- EXERCISE AIM: Type out the data exactly as given. Skip any image.

- DATA LINES:
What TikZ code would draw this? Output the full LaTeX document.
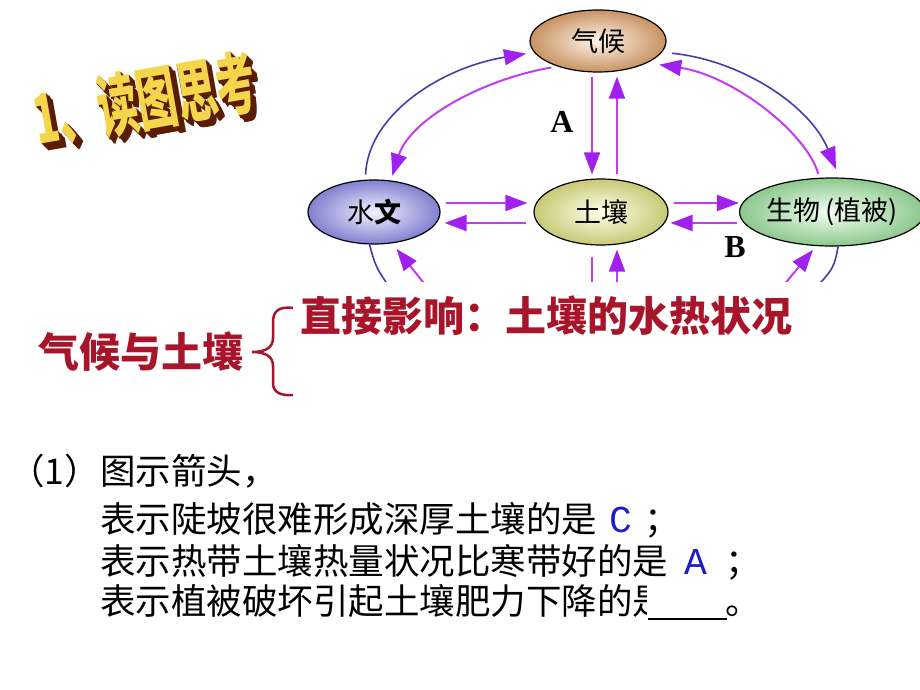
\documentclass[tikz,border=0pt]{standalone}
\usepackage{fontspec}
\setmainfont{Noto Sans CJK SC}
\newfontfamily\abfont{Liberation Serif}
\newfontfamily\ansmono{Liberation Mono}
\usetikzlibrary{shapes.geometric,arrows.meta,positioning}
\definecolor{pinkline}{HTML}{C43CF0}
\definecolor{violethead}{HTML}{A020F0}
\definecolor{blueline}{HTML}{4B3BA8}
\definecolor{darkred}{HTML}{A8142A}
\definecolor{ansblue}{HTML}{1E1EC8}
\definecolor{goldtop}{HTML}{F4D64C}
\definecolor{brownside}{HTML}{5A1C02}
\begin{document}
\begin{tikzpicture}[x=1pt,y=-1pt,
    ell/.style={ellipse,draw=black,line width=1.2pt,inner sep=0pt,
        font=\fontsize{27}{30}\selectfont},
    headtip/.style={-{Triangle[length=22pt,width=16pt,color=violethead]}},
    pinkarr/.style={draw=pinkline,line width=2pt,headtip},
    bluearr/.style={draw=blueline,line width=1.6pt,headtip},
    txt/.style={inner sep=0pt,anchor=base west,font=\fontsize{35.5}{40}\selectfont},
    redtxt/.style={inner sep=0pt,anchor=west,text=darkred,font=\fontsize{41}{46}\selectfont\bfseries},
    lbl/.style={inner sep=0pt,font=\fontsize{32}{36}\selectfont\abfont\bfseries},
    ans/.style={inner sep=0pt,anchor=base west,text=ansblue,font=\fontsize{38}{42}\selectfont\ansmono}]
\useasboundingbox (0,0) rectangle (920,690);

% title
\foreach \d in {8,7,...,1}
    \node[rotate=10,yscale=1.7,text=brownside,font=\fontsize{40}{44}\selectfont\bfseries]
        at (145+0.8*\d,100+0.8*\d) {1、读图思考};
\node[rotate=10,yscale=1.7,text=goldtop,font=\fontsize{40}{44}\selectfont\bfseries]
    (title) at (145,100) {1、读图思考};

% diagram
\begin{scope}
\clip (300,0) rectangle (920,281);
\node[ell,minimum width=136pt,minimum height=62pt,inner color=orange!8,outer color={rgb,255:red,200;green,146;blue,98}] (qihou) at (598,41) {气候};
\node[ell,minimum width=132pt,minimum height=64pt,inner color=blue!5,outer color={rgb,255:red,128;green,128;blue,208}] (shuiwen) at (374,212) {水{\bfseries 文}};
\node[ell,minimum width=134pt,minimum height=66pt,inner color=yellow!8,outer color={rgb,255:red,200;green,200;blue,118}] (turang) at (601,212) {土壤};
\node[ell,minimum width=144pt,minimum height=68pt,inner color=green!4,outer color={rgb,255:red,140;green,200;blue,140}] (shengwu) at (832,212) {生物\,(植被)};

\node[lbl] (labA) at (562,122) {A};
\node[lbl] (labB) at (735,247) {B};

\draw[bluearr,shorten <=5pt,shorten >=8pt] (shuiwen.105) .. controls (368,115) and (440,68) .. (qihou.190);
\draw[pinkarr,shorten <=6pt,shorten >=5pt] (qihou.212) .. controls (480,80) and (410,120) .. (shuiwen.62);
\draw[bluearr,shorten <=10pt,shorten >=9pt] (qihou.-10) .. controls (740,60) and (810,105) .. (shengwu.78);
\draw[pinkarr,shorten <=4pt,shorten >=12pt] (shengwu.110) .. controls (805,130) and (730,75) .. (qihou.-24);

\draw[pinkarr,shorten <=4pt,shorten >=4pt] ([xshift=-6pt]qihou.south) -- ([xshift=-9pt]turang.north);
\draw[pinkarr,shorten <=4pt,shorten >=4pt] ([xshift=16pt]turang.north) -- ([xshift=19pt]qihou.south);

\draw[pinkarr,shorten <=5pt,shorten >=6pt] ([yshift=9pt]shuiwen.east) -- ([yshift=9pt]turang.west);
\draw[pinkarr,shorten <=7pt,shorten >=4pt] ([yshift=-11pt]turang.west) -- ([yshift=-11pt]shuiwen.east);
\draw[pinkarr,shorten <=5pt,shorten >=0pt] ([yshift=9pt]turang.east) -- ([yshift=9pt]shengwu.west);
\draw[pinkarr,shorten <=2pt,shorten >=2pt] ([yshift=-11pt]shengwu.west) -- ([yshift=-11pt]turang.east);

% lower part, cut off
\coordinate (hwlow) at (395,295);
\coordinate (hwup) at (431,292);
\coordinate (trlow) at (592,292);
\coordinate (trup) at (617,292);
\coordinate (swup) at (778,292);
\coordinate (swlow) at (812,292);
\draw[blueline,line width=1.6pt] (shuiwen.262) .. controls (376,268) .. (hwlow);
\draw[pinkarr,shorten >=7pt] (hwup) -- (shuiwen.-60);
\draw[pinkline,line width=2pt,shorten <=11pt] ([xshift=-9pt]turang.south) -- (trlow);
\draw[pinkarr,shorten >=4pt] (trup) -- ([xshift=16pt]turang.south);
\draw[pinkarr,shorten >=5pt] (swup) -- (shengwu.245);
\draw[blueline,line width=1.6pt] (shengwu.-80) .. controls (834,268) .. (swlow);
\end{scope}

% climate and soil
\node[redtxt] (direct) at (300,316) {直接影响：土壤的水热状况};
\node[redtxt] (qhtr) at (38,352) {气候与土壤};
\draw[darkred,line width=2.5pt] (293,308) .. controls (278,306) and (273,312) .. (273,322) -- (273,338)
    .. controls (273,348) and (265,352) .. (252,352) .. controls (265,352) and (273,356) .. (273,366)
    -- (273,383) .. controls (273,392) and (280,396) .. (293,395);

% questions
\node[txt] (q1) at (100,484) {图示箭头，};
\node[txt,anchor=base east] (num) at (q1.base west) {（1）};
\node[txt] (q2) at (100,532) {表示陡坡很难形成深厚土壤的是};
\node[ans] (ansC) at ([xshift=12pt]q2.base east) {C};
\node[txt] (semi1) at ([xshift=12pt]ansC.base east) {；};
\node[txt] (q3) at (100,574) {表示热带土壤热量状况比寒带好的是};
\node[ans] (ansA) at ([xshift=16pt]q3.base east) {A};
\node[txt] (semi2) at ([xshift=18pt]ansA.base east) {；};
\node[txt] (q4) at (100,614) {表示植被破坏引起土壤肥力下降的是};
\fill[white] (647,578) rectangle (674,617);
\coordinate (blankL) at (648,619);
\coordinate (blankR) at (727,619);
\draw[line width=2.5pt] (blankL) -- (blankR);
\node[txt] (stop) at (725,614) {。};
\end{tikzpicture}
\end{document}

- RESPONSE TO THE TASK:
What TikZ code would draw this? Output the full LaTeX document.
\documentclass[tikz,border=0pt]{standalone}
\usepackage{fontspec}
\setmainfont{Noto Sans CJK SC}
\newfontfamily\abfont{Liberation Serif}
\newfontfamily\ansmono{Liberation Mono}
\usetikzlibrary{shapes.geometric,arrows.meta,positioning}
\definecolor{pinkline}{HTML}{C43CF0}
\definecolor{violethead}{HTML}{A020F0}
\definecolor{blueline}{HTML}{4B3BA8}
\definecolor{darkred}{HTML}{A8142A}
\definecolor{ansblue}{HTML}{1E1EC8}
\definecolor{goldtop}{HTML}{F4D64C}
\definecolor{brownside}{HTML}{5A1C02}
\begin{document}
\begin{tikzpicture}[x=1pt,y=-1pt,
    ell/.style={ellipse,draw=black,line width=1.2pt,inner sep=0pt,
        font=\fontsize{27}{30}\selectfont},
    headtip/.style={-{Triangle[length=22pt,width=16pt,color=violethead]}},
    pinkarr/.style={draw=pinkline,line width=2pt,headtip},
    bluearr/.style={draw=blueline,line width=1.6pt,headtip},
    txt/.style={inner sep=0pt,anchor=base west,font=\fontsize{35.5}{40}\selectfont},
    redtxt/.style={inner sep=0pt,anchor=west,text=darkred,font=\fontsize{41}{46}\selectfont\bfseries},
    lbl/.style={inner sep=0pt,font=\fontsize{32}{36}\selectfont\abfont\bfseries},
    ans/.style={inner sep=0pt,anchor=base west,text=ansblue,font=\fontsize{38}{42}\selectfont\ansmono}]
\useasboundingbox (0,0) rectangle (920,690);

% title
\foreach \d in {8,7,...,1}
    \node[rotate=10,yscale=1.7,text=brownside,font=\fontsize{40}{44}\selectfont\bfseries]
        at (145+0.8*\d,100+0.8*\d) {1、读图思考};
\node[rotate=10,yscale=1.7,text=goldtop,font=\fontsize{40}{44}\selectfont\bfseries]
    (title) at (145,100) {1、读图思考};

% diagram
\begin{scope}
\clip (300,0) rectangle (920,281);
\node[ell,minimum width=136pt,minimum height=62pt,inner color=orange!8,outer color={rgb,255:red,200;green,146;blue,98}] (qihou) at (598,41) {气候};
\node[ell,minimum width=132pt,minimum height=64pt,inner color=blue!5,outer color={rgb,255:red,128;green,128;blue,208}] (shuiwen) at (374,212) {水{\bfseries 文}};
\node[ell,minimum width=134pt,minimum height=66pt,inner color=yellow!8,outer color={rgb,255:red,200;green,200;blue,118}] (turang) at (601,212) {土壤};
\node[ell,minimum width=144pt,minimum height=68pt,inner color=green!4,outer color={rgb,255:red,140;green,200;blue,140}] (shengwu) at (832,212) {生物\,(植被)};

\node[lbl] (labA) at (562,122) {A};
\node[lbl] (labB) at (735,247) {B};

\draw[bluearr,shorten <=5pt,shorten >=8pt] (shuiwen.105) .. controls (368,115) and (440,68) .. (qihou.190);
\draw[pinkarr,shorten <=6pt,shorten >=5pt] (qihou.212) .. controls (480,80) and (410,120) .. (shuiwen.62);
\draw[bluearr,shorten <=10pt,shorten >=9pt] (qihou.-10) .. controls (740,60) and (810,105) .. (shengwu.78);
\draw[pinkarr,shorten <=4pt,shorten >=12pt] (shengwu.110) .. controls (805,130) and (730,75) .. (qihou.-24);

\draw[pinkarr,shorten <=4pt,shorten >=4pt] ([xshift=-6pt]qihou.south) -- ([xshift=-9pt]turang.north);
\draw[pinkarr,shorten <=4pt,shorten >=4pt] ([xshift=16pt]turang.north) -- ([xshift=19pt]qihou.south);

\draw[pinkarr,shorten <=5pt,shorten >=6pt] ([yshift=9pt]shuiwen.east) -- ([yshift=9pt]turang.west);
\draw[pinkarr,shorten <=7pt,shorten >=4pt] ([yshift=-11pt]turang.west) -- ([yshift=-11pt]shuiwen.east);
\draw[pinkarr,shorten <=5pt,shorten >=0pt] ([yshift=9pt]turang.east) -- ([yshift=9pt]shengwu.west);
\draw[pinkarr,shorten <=2pt,shorten >=2pt] ([yshift=-11pt]shengwu.west) -- ([yshift=-11pt]turang.east);

% lower part, cut off
\coordinate (hwlow) at (395,295);
\coordinate (hwup) at (431,292);
\coordinate (trlow) at (592,292);
\coordinate (trup) at (617,292);
\coordinate (swup) at (778,292);
\coordinate (swlow) at (812,292);
\draw[blueline,line width=1.6pt] (shuiwen.262) .. controls (376,268) .. (hwlow);
\draw[pinkarr,shorten >=7pt] (hwup) -- (shuiwen.-60);
\draw[pinkline,line width=2pt,shorten <=11pt] ([xshift=-9pt]turang.south) -- (trlow);
\draw[pinkarr,shorten >=4pt] (trup) -- ([xshift=16pt]turang.south);
\draw[pinkarr,shorten >=5pt] (swup) -- (shengwu.245);
\draw[blueline,line width=1.6pt] (shengwu.-80) .. controls (834,268) .. (swlow);
\end{scope}

% climate and soil
\node[redtxt] (direct) at (300,316) {直接影响：土壤的水热状况};
\node[redtxt] (qhtr) at (38,352) {气候与土壤};
\draw[darkred,line width=2.5pt] (293,308) .. controls (278,306) and (273,312) .. (273,322) -- (273,338)
    .. controls (273,348) and (265,352) .. (252,352) .. controls (265,352) and (273,356) .. (273,366)
    -- (273,383) .. controls (273,392) and (280,396) .. (293,395);

% questions
\node[txt] (q1) at (100,484) {图示箭头，};
\node[txt,anchor=base east] (num) at (q1.base west) {（1）};
\node[txt] (q2) at (100,532) {表示陡坡很难形成深厚土壤的是};
\node[ans] (ansC) at ([xshift=12pt]q2.base east) {C};
\node[txt] (semi1) at ([xshift=12pt]ansC.base east) {；};
\node[txt] (q3) at (100,574) {表示热带土壤热量状况比寒带好的是};
\node[ans] (ansA) at ([xshift=16pt]q3.base east) {A};
\node[txt] (semi2) at ([xshift=18pt]ansA.base east) {；};
\node[txt] (q4) at (100,614) {表示植被破坏引起土壤肥力下降的是};
\fill[white] (647,578) rectangle (674,617);
\coordinate (blankL) at (648,619);
\coordinate (blankR) at (727,619);
\draw[line width=2.5pt] (blankL) -- (blankR);
\node[txt] (stop) at (725,614) {。};
\end{tikzpicture}
\end{document}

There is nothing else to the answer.